Je voudrais saluer le taux de souscription qui a été remarquable au niveau du marché de Casablanca pour les actions Ennakl. Les actions ont été souscrites 11 fois, ce qui démontre un intérêt évident de la part des investisseurs marocains pour la valeur Ennakl et la confiance qu’ils placent dans une entreprise tunisienne cotée au Maroc. C’est très encourageant pour une plus forte intégration financière entre les deux places.
Devrions-nous envisager pareille opération de la part d’entreprises marocaines sur la place de Tunis ? Et quel est l’impact d’une telle opération sur le marché entrepreneurial dans la dynamisation des investissements et la levée des fonds ?
C’est tout à fait possible que certaines de nos entreprises s’intéressent à la place boursière tunisienne. D’autre part, pareille opération revêt un intérêt certain pour tous les opérateurs, qu’ils soient tunisiens ou marocains, pour lever des fonds indifféremment sur les deux places. Le marché des capitaux marocain est un marché relativement développé en Afrique du Nord. Des entrepreneurs tunisiens pourraient, demain, venir lever des fonds à Casablanca.

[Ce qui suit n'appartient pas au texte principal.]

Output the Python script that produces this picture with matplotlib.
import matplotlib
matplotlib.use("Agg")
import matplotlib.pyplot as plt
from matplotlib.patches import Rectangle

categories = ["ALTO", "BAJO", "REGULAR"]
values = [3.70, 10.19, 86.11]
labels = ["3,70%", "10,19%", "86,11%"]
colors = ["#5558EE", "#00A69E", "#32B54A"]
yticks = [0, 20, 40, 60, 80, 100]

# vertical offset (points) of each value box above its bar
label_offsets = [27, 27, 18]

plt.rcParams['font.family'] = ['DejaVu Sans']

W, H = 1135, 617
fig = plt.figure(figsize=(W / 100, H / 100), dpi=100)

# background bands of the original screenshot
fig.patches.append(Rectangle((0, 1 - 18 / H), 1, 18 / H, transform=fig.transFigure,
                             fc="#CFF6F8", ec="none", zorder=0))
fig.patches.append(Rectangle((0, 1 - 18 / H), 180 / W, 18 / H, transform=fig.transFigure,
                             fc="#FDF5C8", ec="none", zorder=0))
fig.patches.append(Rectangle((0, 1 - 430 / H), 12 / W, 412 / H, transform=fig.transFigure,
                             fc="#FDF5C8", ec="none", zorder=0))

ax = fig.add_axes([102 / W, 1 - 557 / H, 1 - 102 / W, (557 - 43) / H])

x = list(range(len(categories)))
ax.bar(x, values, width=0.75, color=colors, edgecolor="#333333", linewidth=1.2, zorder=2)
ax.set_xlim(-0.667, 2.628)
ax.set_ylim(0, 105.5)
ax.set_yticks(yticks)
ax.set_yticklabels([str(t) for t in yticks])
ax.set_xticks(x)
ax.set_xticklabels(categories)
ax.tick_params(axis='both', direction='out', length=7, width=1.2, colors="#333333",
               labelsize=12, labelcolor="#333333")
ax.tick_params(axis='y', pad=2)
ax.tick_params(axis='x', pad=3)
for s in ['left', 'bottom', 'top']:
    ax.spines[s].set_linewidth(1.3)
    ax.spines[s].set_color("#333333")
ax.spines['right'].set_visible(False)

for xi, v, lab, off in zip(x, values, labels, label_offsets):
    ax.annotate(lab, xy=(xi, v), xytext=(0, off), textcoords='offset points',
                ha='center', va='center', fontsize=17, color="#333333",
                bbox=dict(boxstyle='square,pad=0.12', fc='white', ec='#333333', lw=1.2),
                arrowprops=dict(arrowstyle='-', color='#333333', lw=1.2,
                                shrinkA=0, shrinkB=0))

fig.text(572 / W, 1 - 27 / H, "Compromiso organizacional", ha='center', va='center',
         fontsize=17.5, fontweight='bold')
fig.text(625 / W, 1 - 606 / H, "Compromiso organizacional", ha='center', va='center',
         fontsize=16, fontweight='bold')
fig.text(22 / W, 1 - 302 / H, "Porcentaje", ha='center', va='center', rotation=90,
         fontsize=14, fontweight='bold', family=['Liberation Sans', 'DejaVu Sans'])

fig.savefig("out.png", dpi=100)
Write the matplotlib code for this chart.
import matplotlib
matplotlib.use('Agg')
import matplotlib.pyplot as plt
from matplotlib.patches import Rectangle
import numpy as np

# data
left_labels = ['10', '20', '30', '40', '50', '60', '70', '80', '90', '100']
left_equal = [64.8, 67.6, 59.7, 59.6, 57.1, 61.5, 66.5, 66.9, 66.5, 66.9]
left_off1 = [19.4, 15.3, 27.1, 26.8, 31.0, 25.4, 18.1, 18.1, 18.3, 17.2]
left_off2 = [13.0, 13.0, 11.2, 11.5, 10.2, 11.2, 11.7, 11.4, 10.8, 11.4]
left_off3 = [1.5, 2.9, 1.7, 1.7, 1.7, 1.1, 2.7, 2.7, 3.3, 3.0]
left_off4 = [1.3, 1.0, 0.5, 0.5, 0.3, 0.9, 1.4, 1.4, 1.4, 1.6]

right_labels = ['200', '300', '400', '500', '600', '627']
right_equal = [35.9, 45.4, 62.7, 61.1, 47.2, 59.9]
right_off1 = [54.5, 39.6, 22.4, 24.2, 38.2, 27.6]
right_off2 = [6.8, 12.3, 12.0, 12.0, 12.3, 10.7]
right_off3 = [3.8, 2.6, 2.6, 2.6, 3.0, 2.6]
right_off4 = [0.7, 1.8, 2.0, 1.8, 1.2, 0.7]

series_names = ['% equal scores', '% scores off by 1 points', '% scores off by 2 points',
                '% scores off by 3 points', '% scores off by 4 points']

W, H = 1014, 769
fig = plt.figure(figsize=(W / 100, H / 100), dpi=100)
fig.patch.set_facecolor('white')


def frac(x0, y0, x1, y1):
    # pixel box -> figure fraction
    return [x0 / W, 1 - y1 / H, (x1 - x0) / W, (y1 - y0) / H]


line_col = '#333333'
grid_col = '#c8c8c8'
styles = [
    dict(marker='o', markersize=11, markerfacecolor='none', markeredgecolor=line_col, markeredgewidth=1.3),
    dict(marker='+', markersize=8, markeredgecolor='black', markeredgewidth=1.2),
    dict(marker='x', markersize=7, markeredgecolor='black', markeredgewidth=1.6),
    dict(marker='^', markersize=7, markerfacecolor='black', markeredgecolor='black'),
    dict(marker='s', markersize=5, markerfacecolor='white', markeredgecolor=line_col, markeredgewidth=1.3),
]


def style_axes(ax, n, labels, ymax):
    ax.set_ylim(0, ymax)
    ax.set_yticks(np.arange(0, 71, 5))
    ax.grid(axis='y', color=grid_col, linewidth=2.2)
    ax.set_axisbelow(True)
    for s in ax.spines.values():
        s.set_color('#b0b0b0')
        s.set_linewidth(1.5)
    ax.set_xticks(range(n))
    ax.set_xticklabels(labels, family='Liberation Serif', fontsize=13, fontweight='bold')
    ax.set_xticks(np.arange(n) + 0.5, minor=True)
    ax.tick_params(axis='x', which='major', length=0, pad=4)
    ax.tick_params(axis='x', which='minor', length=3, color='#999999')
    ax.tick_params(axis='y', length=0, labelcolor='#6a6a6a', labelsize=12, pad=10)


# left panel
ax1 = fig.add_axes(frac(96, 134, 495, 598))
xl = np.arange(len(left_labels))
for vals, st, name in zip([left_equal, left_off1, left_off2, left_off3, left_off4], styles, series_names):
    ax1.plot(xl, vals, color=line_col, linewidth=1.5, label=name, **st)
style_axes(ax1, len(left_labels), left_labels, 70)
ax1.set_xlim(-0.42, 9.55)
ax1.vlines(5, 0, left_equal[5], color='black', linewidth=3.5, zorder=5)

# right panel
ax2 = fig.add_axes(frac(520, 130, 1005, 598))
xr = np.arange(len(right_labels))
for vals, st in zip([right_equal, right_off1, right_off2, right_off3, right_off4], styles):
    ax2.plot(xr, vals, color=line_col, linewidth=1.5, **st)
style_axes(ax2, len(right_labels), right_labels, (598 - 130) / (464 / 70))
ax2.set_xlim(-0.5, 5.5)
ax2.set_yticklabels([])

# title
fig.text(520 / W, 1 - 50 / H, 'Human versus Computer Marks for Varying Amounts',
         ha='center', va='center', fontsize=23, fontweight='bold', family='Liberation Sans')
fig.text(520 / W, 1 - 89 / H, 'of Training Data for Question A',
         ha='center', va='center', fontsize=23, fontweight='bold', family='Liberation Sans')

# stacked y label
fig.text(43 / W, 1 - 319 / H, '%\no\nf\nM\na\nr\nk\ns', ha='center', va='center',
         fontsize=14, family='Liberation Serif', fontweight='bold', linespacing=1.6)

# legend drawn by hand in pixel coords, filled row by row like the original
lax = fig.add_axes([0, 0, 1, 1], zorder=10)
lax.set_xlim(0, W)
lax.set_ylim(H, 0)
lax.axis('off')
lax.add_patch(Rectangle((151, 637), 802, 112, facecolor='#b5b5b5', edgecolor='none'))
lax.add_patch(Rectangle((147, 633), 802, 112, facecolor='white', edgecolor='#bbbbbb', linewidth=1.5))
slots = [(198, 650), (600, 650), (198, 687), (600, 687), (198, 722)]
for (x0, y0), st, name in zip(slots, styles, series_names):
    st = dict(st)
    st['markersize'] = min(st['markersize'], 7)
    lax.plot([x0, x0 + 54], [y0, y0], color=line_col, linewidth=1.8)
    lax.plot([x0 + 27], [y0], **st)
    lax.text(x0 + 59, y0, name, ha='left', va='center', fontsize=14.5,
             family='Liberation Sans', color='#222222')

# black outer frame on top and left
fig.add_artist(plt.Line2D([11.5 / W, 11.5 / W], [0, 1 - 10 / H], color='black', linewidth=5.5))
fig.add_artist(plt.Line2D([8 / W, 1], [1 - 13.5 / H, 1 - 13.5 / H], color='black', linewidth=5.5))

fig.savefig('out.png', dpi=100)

Pour l’entreprise, ce genre d’opération multiplie les possibilités de financement. Au lieu de se limiter à une seule place boursière, elle peut faire appel à l’épargne marocaine, ce qui n’est pas négligeable.
L’introduction d’Ennakl à la Bourse de Casa est la première depuis 2008. Est-ce le signe du redémarrage ?
Nous avons un certain nombre de dossiers en cours de traitement et nous espérons réaliser quelques introductions importantes d’ici la fin de l’année. Pour notre part, nous nous félicitons que la première introduction à la Bourse de Casa au bout de deux ans soit tunisienne ; c’est un signal très fort qui, pour moi, augure d’un bon redémarrage pour nous.
Sur la Bourse de Casa, y a-t-il d’autres doubles cotations à part celle d’Ennakl ?
Nous avons des entreprises marocaines cotées sur les places financières internationales, mais à part Ennakl, nous n’avons pas d’autres entreprises non marocaines à être cotées sur la place de Casa.